Etes-vous satisfaite de la couverture médiatique de la Biennale ?
Nous avons eu une bonne couverture à travers des quotidiens comme Le Monde ou Libération. Du côté des radios, France Culture, France inter, RMC etc. ont fait des émissions. TV5, CFI, qui sont nos partenaires, ainsi que RMC étaient présentes, mais notre difficulté est qu’en juillet, toutes les émissions de télévision spécialisées sont arrêtées pour l’été, si bien que la couverture audiovisuelle est moindre. Par contre, elle est parfaite dans le monde arabe. Tant qu’il n’y a pas une catastrophe ou un scandale, on intéresse pas les journaux télévisés français. Les stars du monde arabe sont méconnues au-delà de leurs frontières et n’attirent donc pas non plus : seul Omar Sharif, il y a deux ans, parce que les journalistes le connaissent. Cela nécessite encore du travail. On va par exemple parler de « Rachida » de Yamina Bachir car il y a un attentat en Algérie, ou bien des films palestiniens parce qu’il y a des événements dramatiques et non parce qu’il y a un cinéma palestinien. Un film comme « Intervention divine » d’Elia Suleiman a été formidable parce qu’il a forcé à reconsidérer les choses sous un autre angle, celui de faire du cinéma et de parler de la Palestine à sa façon. Nous avons besoin de plus de films comme celui-là. Et la diversité des cinémas arabes porte en elle un impact potentiel. Par contre, les difficultés de la distribution font que même les salles d’art et essai ont du mal à faire face aux grands groupes et leurs cartes d’abonnement. Tout cinéma qui ne soit pas français ou populaire a du mal à exister.
En dehors de Famek, on ne connaît pas beaucoup d’autres grands festivals de cinéma arabe en Europe.
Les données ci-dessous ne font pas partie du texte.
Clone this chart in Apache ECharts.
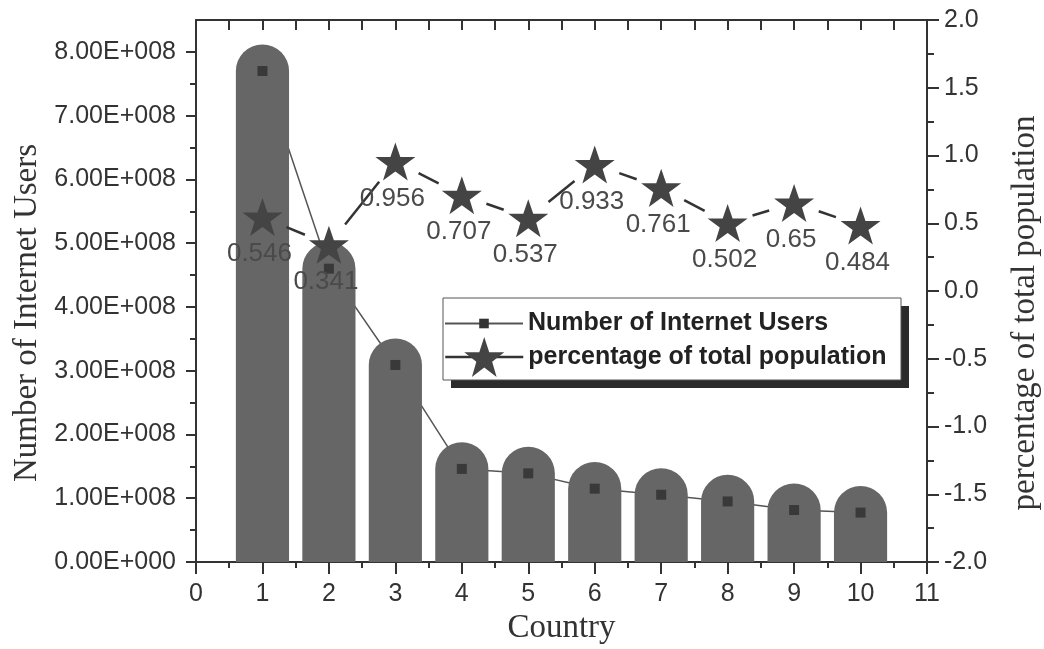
<!DOCTYPE html>
<html><head><meta charset="utf-8">
<script src="https://cdn.jsdelivr.net/npm/echarts@6/dist/echarts.min.js"></script>
<style>html,body{margin:0;padding:0;background:#fff}#c{width:1044px;height:649px}</style>
</head><body><div id="c"></div>
<script>
const countries = [1, 2, 3, 4, 5, 6, 7, 8, 9, 10];
const internetUsers = [7.70e8, 4.60e8, 3.09e8, 1.46e8, 1.39e8, 1.15e8, 1.055e8, 0.95e8, 0.815e8, 0.775e8];
const pctOfPopulation = [0.546, 0.341, 0.956, 0.707, 0.537, 0.933, 0.761, 0.502, 0.65, 0.484];
const xTickLabels = ['0','1','2','3','4','5','6','7','8','9','10','11'];
const leftTickLabels = ['0.00E+000','1.00E+008','2.00E+008','3.00E+008','4.00E+008','5.00E+008','6.00E+008','7.00E+008','8.00E+008'];
const rightTickLabels = ['-2.0','-1.5','-1.0','-0.5','0.0','0.5','1.0','1.5','2.0'];
const seriesNames = ['Number of Internet Users', 'percentage of total population'];
const axisTitles = { x: 'Country', left: 'Number of Internet Users', right: 'percentage of total population' };

const usersData = countries.map((c, i) => [c, internetUsers[i]]);
const pctData = countries.map((c, i) => [c, pctOfPopulation[i]]);
const STAR = 'path://M50,0 L61.8,34.5 L97.6,34.5 L68.8,55.9 L79.4,90.5 L50,69.1 L20.6,90.5 L31.2,55.9 L2.4,34.5 L38.2,34.5 Z';
const AX = '#333';
const tickFont = { fontFamily: 'Liberation Sans', fontSize: 25, color: '#333' };
const titleFont = { fontFamily: 'Liberation Serif', fontSize: 33, color: '#333' };

const chart = echarts.init(document.getElementById('c'), null, { renderer: 'canvas' });
chart.setOption({
  animation: false,
  backgroundColor: '#fff',
  grid: { left: 196, right: 117, top: 20, bottom: 87, outerBoundsMode: 'none', containLabel: false },
  xAxis: [
    { type: 'value', position: 'bottom', min: 0, max: 11, interval: 1,
      name: axisTitles.x, nameLocation: 'middle', nameGap: 48, nameTextStyle: titleFont,
      axisLine: { show: true, onZero: false, lineStyle: { color: AX, width: 2 } },
      axisTick: { show: true, inside: false, length: 12, lineStyle: { color: AX, width: 2 } },
      minorTick: { show: true, splitNumber: 2, length: 6, lineStyle: { color: AX, width: 2 } },
      splitLine: { show: false }, minorSplitLine: { show: false },
      axisLabel: Object.assign({ margin: 20, formatter: v => xTickLabels[Math.round(v)] ?? '' }, tickFont) },
    { type: 'value', position: 'top', min: 0, max: 11, interval: 1,
      axisLine: { show: true, onZero: false, lineStyle: { color: AX, width: 2 } },
      axisTick: { show: true, inside: true, length: 10, lineStyle: { color: AX, width: 2 } },
      minorTick: { show: true, splitNumber: 2, length: 10, lineStyle: { color: AX, width: 2 } },
      splitLine: { show: false }, axisLabel: { show: false } }
  ],
  yAxis: [
    { type: 'value', position: 'left', min: 0, max: 8.5e8, interval: 1e8,
      name: axisTitles.left, nameLocation: 'middle', nameGap: 150,
      nameTextStyle: Object.assign({ padding: [0, 44, 0, 0] }, titleFont),
      axisLine: { show: true, onZero: false, lineStyle: { color: AX, width: 2 } },
      axisTick: { show: true, inside: false, length: 10, customValues: leftTickLabels.map((_, i) => i * 1e8), lineStyle: { color: AX, width: 2 } },
      splitLine: { show: false },
      axisLabel: Object.assign({ margin: 20, customValues: leftTickLabels.map((_, i) => i * 1e8),
        formatter: v => { const i = Math.round(v / 1e8); return Math.abs(v - i * 1e8) < 1 ? (leftTickLabels[i] ?? '') : ''; } }, tickFont) },
    { type: 'value', position: 'right', min: -2, max: 2, interval: 0.5,
      name: axisTitles.right, nameLocation: 'middle', nameGap: 82,
      nameTextStyle: Object.assign({ padding: [0, 44, 0, 0] }, titleFont),
      axisLine: { show: true, onZero: false, lineStyle: { color: AX, width: 2 } },
      axisTick: { show: true, inside: false, length: 12, lineStyle: { color: AX, width: 2 } },
      minorTick: { show: true, splitNumber: 2, length: 7, lineStyle: { color: AX, width: 2 } },
      splitLine: { show: false },
      axisLabel: Object.assign({ margin: 17, formatter: v => rightTickLabels[Math.round((v + 2) / 0.5)] ?? '' }, tickFont) },
    { type: 'value', position: 'left', min: 0, max: 8.5e8, interval: 0.5e8,
      axisLine: { show: false, onZero: false },
      axisTick: { show: true, inside: false, length: 6, customValues: leftTickLabels.slice(1).map((_, i) => (i + 0.5) * 1e8), lineStyle: { color: AX, width: 2 } },
      axisLabel: { show: false }, splitLine: { show: false } }
  ],
  legend: [
    { data: [seriesNames[0]], left: 444, top: 311, padding: 0, itemWidth: 78, itemHeight: 12,
      selectedMode: false, z: 20,
      textStyle: { fontFamily: 'Liberation Sans', fontSize: 25, fontWeight: 'bold', color: '#222' } },
    { data: [{ name: seriesNames[1], lineStyle: { color: '#333', width: 2.5, opacity: 1, type: 'solid' } }],
      left: 444, top: 337, padding: 0, itemWidth: 78, itemHeight: 50,
      selectedMode: false, z: 20,
      textStyle: { fontFamily: 'Liberation Sans', fontSize: 25, fontWeight: 'bold', color: '#222' } }
  ],
  graphic: [
    { type: 'rect', z: 8, shape: { x: 451, y: 306, width: 458, height: 82 }, style: { fill: '#2b2b2b' } },
    { type: 'rect', z: 9, shape: { x: 443, y: 298, width: 458, height: 82 }, style: { fill: '#fff', stroke: '#555', lineWidth: 1 } }
  ],
  series: [
    { name: seriesNames[0], type: 'line', xAxisIndex: 0, yAxisIndex: 0, data: usersData, z: 1,
      symbol: 'rect', symbolSize: 10, showSymbol: false,
      lineStyle: { color: '#555', width: 1.5 }, itemStyle: { color: '#333' } },
    { name: 'bars', type: 'custom', xAxisIndex: 0, yAxisIndex: 0, data: usersData, z: 2,
      renderItem: (params, api) => {
        const x = api.value(0), y = api.value(1);
        const top = api.coord([x, y]);
        const base = api.coord([x, 0]);
        const w = api.size([0.8, 0])[0];
        const r = w / 2;
        return { type: 'rect', shape: { x: top[0] - r, y: top[1] - r, width: w, height: base[1] - top[1] + r, r: [r, r, 0, 0] },
          style: { fill: '#666666' } };
      } },
    { name: 'users-markers', type: 'scatter', xAxisIndex: 0, yAxisIndex: 0, data: usersData, z: 3,
      symbol: 'rect', symbolSize: 10, itemStyle: { color: '#2e2e2e' } },
    { name: 'pct-segments', type: 'custom', xAxisIndex: 0, yAxisIndex: 1, data: pctData, z: 4,
      renderItem: (params, api) => {
        const i = params.dataIndex;
        if (i >= countries.length - 1) return null;
        const p0 = api.coord([countries[i], pctOfPopulation[i]]);
        const p1 = api.coord([countries[i + 1], pctOfPopulation[i + 1]]);
        const dx = p1[0] - p0[0], dy = p1[1] - p0[1];
        const len = Math.hypot(dx, dy), gap = 26;
        if (len <= 2 * gap) return null;
        const ux = dx / len, uy = dy / len;
        return { type: 'line', shape: { x1: p0[0] + ux * gap, y1: p0[1] + uy * gap, x2: p1[0] - ux * gap, y2: p1[1] - uy * gap },
          style: { stroke: '#333', lineWidth: 2.5 } };
      } },
    { name: seriesNames[1], type: 'line', xAxisIndex: 0, yAxisIndex: 1, data: pctData, z: 5,
      symbol: STAR, symbolSize: 40, symbolKeepAspect: true, showSymbol: true,
      lineStyle: { width: 0, opacity: 0 }, itemStyle: { color: '#444' },
      label: { show: true, position: 'bottom', distance: 5, offset: [-3, 0],
        fontFamily: 'Liberation Sans', fontSize: 26, color: '#4a4a4a',
        formatter: p => String(p.value[1]) } }
  ]
});
</script></body></html>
Il y a de plus en plus d’initiatives mais le problème est la continuité : un festival existe sur la durée, en se renforçant d’année en année, par la qualité du travail effectué. Par contre, dans le monde arabe, il n’y a pratiquement pas de festivals consacrés aux films arabes, ce qui est paradoxal. Les cinémas arabes sont également très mal distribués dans le monde arabe. Chacun s’enferme sur son propre cinéma. Cependant, les films présentés à la Biennale sont pour la plupart du cinéma d’auteur. Les films égyptiens sont davantage grand public car ils en tiennent compte dans leur grammaire scénaristique : on retrouve la marque d’un cinéma qui a une histoire. Les films des autres pays ont d’autres approches. Par exemple, le beau film de Ghassan Salhab, « Terra incognita », parle de la réalité libanaise d’aujourd’hui, l’après-guerre et ses désillusions, comme il avait parlé de la réalité libanaise d’hier dans « Beyrouth fantôme ». Mais les gens au Liban ont-ils envie d’aller revivre ces souvenirs au cinéma ? Ils ont tendance à éviter ce genre de films. Même problème pour « Rachida » qui est un film sensible et courageux. J’ai été frappé récemment en Algérie de constater qu’en plein Bab el Oued, les gens de la rue ne connaissaient pas « Bab el Oued City » de Merzak Allouache, pas plus qu' »Omar Gatlato ». Le public de ces films est restreint à ceux qui fréquentent la cinémathèque d’Alger, une certaine intelligentsia, tandis que le public populaire les boude. Certains cinéma ont étudié dans les grandes écoles comme Oussama Mohammad et Abderrahmane Sissako à Moscou : ils ont de bonnes bases et une vraie culture cinématographique, mais restent élitistes.
Cette diversité d’une cinématographie ne lui permet-elle pas de s’élever dans son niveau général ?
Sûrement. Je fais un constat qui n’est pas une critique : je défends ces cinéastes et nous montrons leurs films à la Biennale. Prenez un film comme « Le citoyen, l’indic et le voleur » de l’Egyptien Daoud Abdel Sayyed : il a les ingrédients et les codes du cinéma populaire tout en étant une métaphore qui l’élève. Depuis le début du cinéma, la question est de trouver la voie de toucher tous les publics à la fois.